When you think about it for a moment, though, it's pretty extraordinary that such a surveillance video should exist of an event that happened within moments of the fatal police-citizen altercation, and to conclude, as the MSA are anxious to conclude, that there is no connection between a strong-arm robbery in which the decedent was the perp (and this is the correct legal definition of the heist Brown pulled off - it was larceny accomplished by force, ergo, robbery) and what happened a few minutes later.  But the real problem for the MSM and the Big Meme Machine in general is that this video makes Michael Brown look pretty damn bad.

There's just no getting around it.  In the longer versions of the video (taken from different perspectives) Brown takes his time pawing through cigars (as if he owned the place, you might say), loads up on a lot of smokes, and then insouciantly strolls toward the front door.  The proprietor, a diminutive Asian, attempts to restrain Michael Brown.  Brown, who was 6'-4" tall and over 200 pounds, uses his left arm to shove the owner away with considerable force.  And then when the owner has the temerity to come toward Brown again, the felonious Mr. Brown "rises up" over him in a display of dominance and intimidation, then turns and walks out the door.

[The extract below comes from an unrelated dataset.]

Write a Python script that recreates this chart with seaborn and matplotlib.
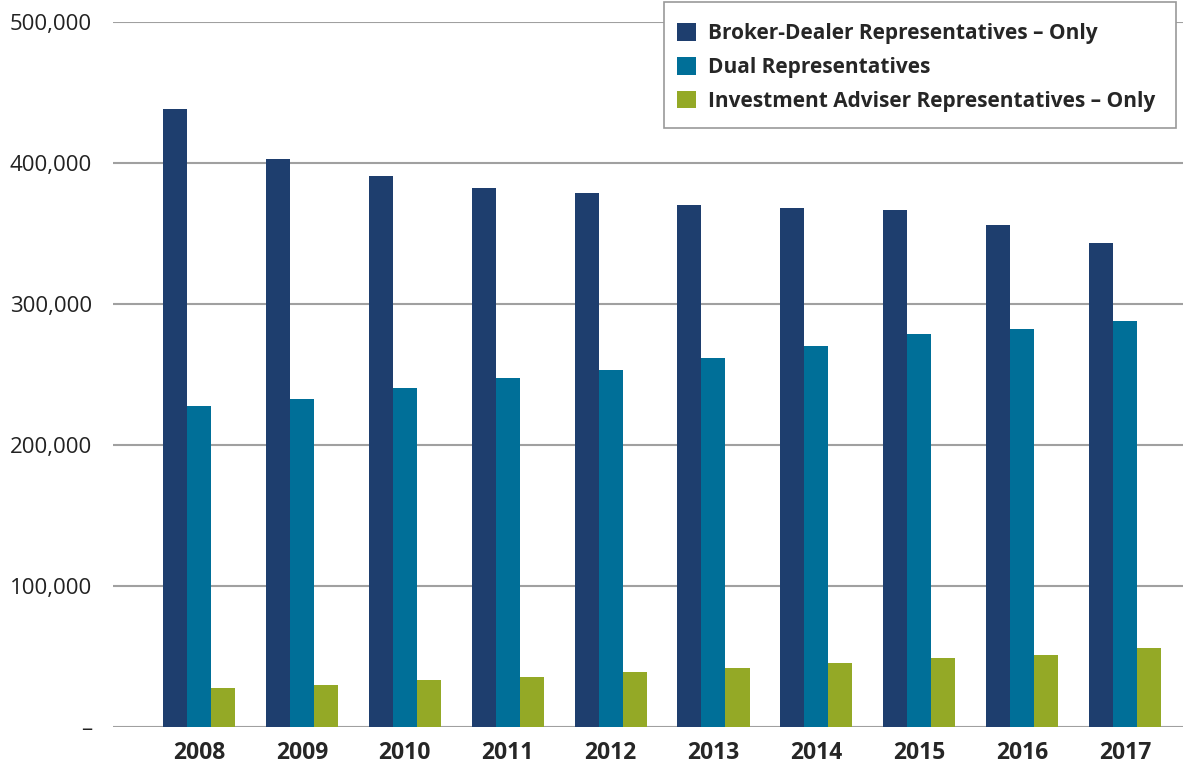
import matplotlib
matplotlib.use("Agg")
import matplotlib.pyplot as plt
import matplotlib.patches as mpatches
import matplotlib.ticker as mticker
import pandas as pd
import seaborn as sns

# values
years = ["2008", "2009", "2010", "2011", "2012", "2013", "2014", "2015", "2016", "2017"]
bd_only = [438000, 403000, 391000, 382000, 379000, 370000, 368000, 367000, 356000, 343000]
dual = [228000, 232500, 240500, 247500, 253000, 261500, 270000, 278500, 282000, 288000]
ia_only = [27700, 29800, 33300, 35500, 39000, 41800, 45400, 48900, 51100, 56000]

series = ["Broker-Dealer Representatives \u2013 Only",
          "Dual Representatives",
          "Investment Adviser Representatives \u2013 Only"]
colors = ["#1E3E6E", "#006F98", "#94A926"]

df = pd.DataFrame({
    "year": years * 3,
    "count": bd_only + dual + ia_only,
    "group": [series[0]] * 10 + [series[1]] * 10 + [series[2]] * 10,
})

sns.set_style("white")
plt.rcParams["font.family"] = ["Open Sans", "DejaVu Sans"]

W, H = 1183, 765
fig = plt.figure(figsize=(W / 100, H / 100), dpi=100)
ax = fig.add_axes([113 / W, 38 / H, 1 - 113 / W, 705 / H])

sns.barplot(data=df, x="year", y="count", hue="group", palette=colors,
            width=0.7, saturation=1, linewidth=0, ax=ax, legend=False, zorder=3)

ax.set_xlim(-0.836, 9.563)
ax.set_ylim(0, 500000)
ax.set_yticks([0, 100000, 200000, 300000, 400000, 500000])
ax.yaxis.set_major_formatter(mticker.FuncFormatter(
    lambda v, p: "\u2013" if v == 0 else f"{int(v):,}"))
ax.yaxis.grid(True, color="#A0A0A0", linewidth=1.5, zorder=0)
ax.set_xlabel("")
ax.set_ylabel("")
for s in ax.spines.values():
    s.set_visible(False)
ax.tick_params(axis="y", length=0, pad=15, labelsize=16, labelcolor="#222222")
ax.tick_params(axis="x", length=0, pad=10, labelsize=16.5)
for lbl in ax.get_xticklabels():
    lbl.set_fontweight("bold")

# legend box drawn separately so its padding can match the original
box = mpatches.Rectangle((664 / W, 1 - 128 / H), (1176 - 664) / W, 126 / H,
                         transform=fig.transFigure, facecolor="white",
                         edgecolor="#999999", linewidth=1.2, zorder=5)
fig.patches.append(box)

handles = [mpatches.Patch(facecolor=c, edgecolor="none", label=s) for c, s in zip(colors, series)]
leg = fig.legend(handles=handles, loc="upper left", bbox_to_anchor=(677 / W, 1 - 23 / H),
                 frameon=False, handlelength=0.92, handleheight=0.92,
                 handletextpad=0.58, labelspacing=0.62, borderpad=0,
                 prop={"weight": "bold", "size": 15}, borderaxespad=0)
leg.set_zorder(6)

fig.savefig("out.png", dpi=100)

This short film has a lot of meme-killing elements.  Number one, Michael Brown comes off as a thug and a bully.  Second, the diminutive Asian is just all wrong for his part; after all, he's another minority and Michael Brown is oppressing him, which is something our clean-cut and college-bound victim/hero should not be doing if this story line is going to work.

So naturally the media gave Chief Jackson the business.  How dare he release this video!  Naturally, there were instantaneous allegations that the chief was just trying to "smear" Michael Brown, but let's face it: Michael Brown, the star of the video, does a pretty good job of that all on his own.

Was Michael Brown gunned down in cold blood by an out-of-control police officer in broad daylight for no good reason?  I don't think we know the answer to that question yet. I found a very long and in-depth analysis in the Washington Post which made that point.  The only real eyewitness is Michael Brown's friend and accomplice in the convenience store robbery.

The problem for the Meme Machine in an encounter like this is that it's anecdotal and full of idiosyncratic factual circumstances  The media do not like this.  Michael Brown needs to be a college-bound nice kid, not a thug shoving a little Asian around in the Asian's own convenience store.  Darren Wilson, the cop, needs to be a cold-eyed killer who shot Michael Brown "execution style" not a cop on the beat who was perhaps himself subjected to Brown's brutality and sociopathic behavior. There are parts to be played here, dammit.

Zsa Zsa Huffington loves the phrase "cannot be unseen" when she runs photos of weird things on her screed-zine.  This is the problem for the MSM and the Meme Machine generally: the video of Michael Brown cannot be unseen.  It's unthinkable that the video wasn't going to surface in the near future.  It's clueless and disingenuous to claim that it's "irrelevant."  It's a reminder that these sad incidents always involve very specific facts, that the protagonists are not actually acting out assigned roles in some greater "social drama," but just going about their lives.  Maybe someday we'll find out what really happened, and long after the one or two elements of the original story that were used to build a national controversy have faded into obscurity in favor of the next outrage.